I rec’d one for my birthday. The kind that automatically updates the distance I walk to an app on my iPhone. I found I don’t walk as far as I’d like so I’m now parking farther away from the store, etc. The next step is will be going to the Mall (while it is still so damned hot) and longer walks in the evening. If I still don’t reach my goal (5 mile a day average) I’ll start taking a walk in the morning.
What is the wisdom of the SD minions on how far a once sedimentary 63 yr old should walk every day to keep the joints limber. I’m not especially interested in cardio, just want to remain somewhat healthy.
I’m 67, and the most walking I ever do is on vacations. My last two trips were to several towns in southern France. This was before my heart surgery, so I wasn’t in very good shape. I bought an excellent pedometer, and my average walking distance turned out to be 8 miles a day. One day, I reached 13 miles (it was 12.9, so I walked around the block of my hotel).
I’m 59 and do two or three half marathons a year walking. When ‘training’ for one, I try to walk 3-5 miles 3 or 4 times a week and something like 8-10 miles on the weekends. BTW: Many half marathons have a time limit of 4 hours. That’s usually good for a slow walker. 3:30 hr limits is a pretty brisk walk.
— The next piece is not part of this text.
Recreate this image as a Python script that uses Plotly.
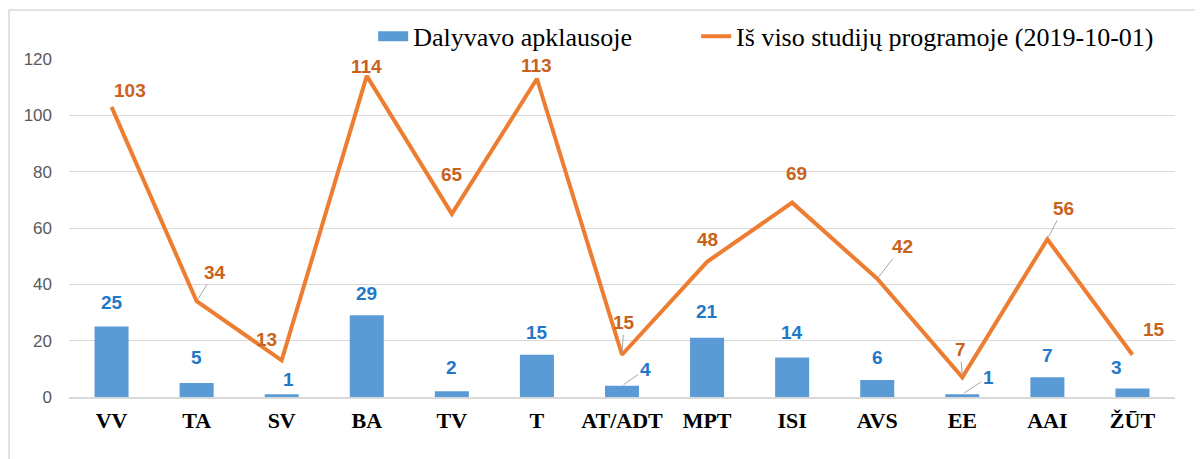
import plotly.graph_objects as go

categories = ['VV', 'TA', 'SV', 'BA', 'TV', 'T', 'AT/ADT', 'MPT', 'ISI', 'AVS', 'EE', 'AAI', 'ŽŪT']
dalyvavo = [25, 5, 1, 29, 2, 15, 4, 21, 14, 6, 1, 7, 3]
is_viso = [103, 34, 13, 114, 65, 113, 15, 48, 69, 42, 7, 56, 15]

bar_name = 'Dalyvavo apklausoje'
line_name = 'Iš viso studijų programoje (2019-10-01)'

bar_col = '#5B9BD5'
line_col = '#ED7D31'
bar_lbl_col = '#1F78C8'
line_lbl_col = '#C8621C'
leader_col = '#A6A6A6'

# label offsets in px (dx, dy up) and whether Excel drew a leader line
bar_lbl_off = [(0, 24), (0, 25), (7, 15), (0, 22), (0, 24), (0, 22), (23, 16),
               (0, 26), (0, 25), (0, 23), (26, 17), (0, 22), (-16, 21)]
bar_leader = [False, False, False, False, False, False, True,
              False, False, False, True, False, False]
line_lbl_off = [(18, 16), (18, 29), (-15, 21), (0, 9), (0, 39), (0, 13), (2, 32),
                (0, 22), (4, 29), (25, 32), (-2, 28), (16, 31), (22, 25)]
line_leader = [False, True, False, False, False, False, True,
               False, False, True, True, True, False]

lbl_font = dict(family='Liberation Sans', size=19)
leg_font = dict(family='Liberation Serif', size=26, color='#000000')

fig = go.Figure()
fig.add_trace(go.Bar(x=categories, y=dalyvavo, name=bar_name, showlegend=False,
                     marker=dict(color=bar_col, line=dict(width=0))))
# legend-only entry so the key looks like Excel's wide rectangle
fig.add_trace(go.Scatter(x=[None], y=[None], name=bar_name, mode='lines', legend='legend',
                         line=dict(color=bar_col, width=13)))
fig.add_trace(go.Scatter(x=categories, y=is_viso, name=line_name, mode='lines', legend='legend2',
                         line=dict(color=line_col, width=4)))

annotations = []
def add_labels(vals, offs, leaders, col):
    for cat, v, (dx, dy), ld in zip(categories, vals, offs, leaders):
        txt = '<b>{}</b>'.format(v)
        if ld:
            annotations.append(dict(x=cat, y=v, text=txt, showarrow=True, ax=dx, ay=-dy,
                                    arrowhead=0, arrowwidth=1, arrowcolor=leader_col, standoff=2,
                                    font=dict(color=col, **lbl_font)))
        else:
            annotations.append(dict(x=cat, y=v, text=txt, showarrow=False, xshift=dx, yshift=dy,
                                    font=dict(color=col, **lbl_font)))

add_labels(dalyvavo, bar_lbl_off, bar_leader, bar_lbl_col)
add_labels(is_viso, line_lbl_off, line_leader, line_lbl_col)

# page body has an 8px margin, so the figure is offset by 8px right and down
fig.update_layout(
    width=1203, height=459,
    margin=dict(l=61, r=36, t=51, b=70, autoexpand=False),
    paper_bgcolor='white', plot_bgcolor='white',
    bargap=0.6,
    showlegend=True,
    legend=dict(orientation='h', x=0.275, y=1.067, xanchor='left', yanchor='middle',
                font=leg_font, bgcolor='rgba(0,0,0,0)'),
    legend2=dict(orientation='h', x=0.567, y=1.067, xanchor='left', yanchor='middle',
                 font=leg_font, bgcolor='rgba(0,0,0,0)'),
    annotations=annotations,
    shapes=[dict(type='rect', xref='paper', yref='paper', x0=-0.0542, x1=1.05, y0=-0.25, y1=1.145,
                 line=dict(color='#D9D9D9', width=1.5), fillcolor='rgba(0,0,0,0)', layer='below')],
)
fig.update_yaxes(range=[0, 120], dtick=20, showgrid=True, gridcolor='#D9D9D9', gridwidth=1,
                 zeroline=False, showline=False, ticklabelstandoff=16,
                 tickfont=dict(family='Liberation Sans', size=17, color='#595959'))
fig.update_xaxes(showgrid=False, showline=True, linecolor='#D9D9D9', linewidth=1.5, ticks='',
                 ticklabelstandoff=3,
                 tickfont=dict(family='Liberation Serif', size=22, color='#000000'),
                 tickprefix='<b>', ticksuffix='</b>')

fig.write_html('out.html')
However if you have a iPhone, you really don’t need the pedometer if walking outside. You can get an app that used the phone’s GPS receiver to better track your walking. Pedometers count the number of steps and you need to calibrate it based on your stride or it will be off. The GPS is more accurate as long as you aren’t walking around tall buildings (think New Your City) of steep hills/mountains. Of course GPS doesn’t work well on inside gym tracks and the pedometer will do better there.
If it’s really fancy enough that it will update his iPhone, I doubt it is the cheap variety that need calibration. I have a Fitbit, and it figures out both steps travelled and distance, and it does so pretty accurately. It knows that some days (ie days when I run) I take fewer steps but cover more miles, and on other days (walking more) I take more steps and cover fewer miles.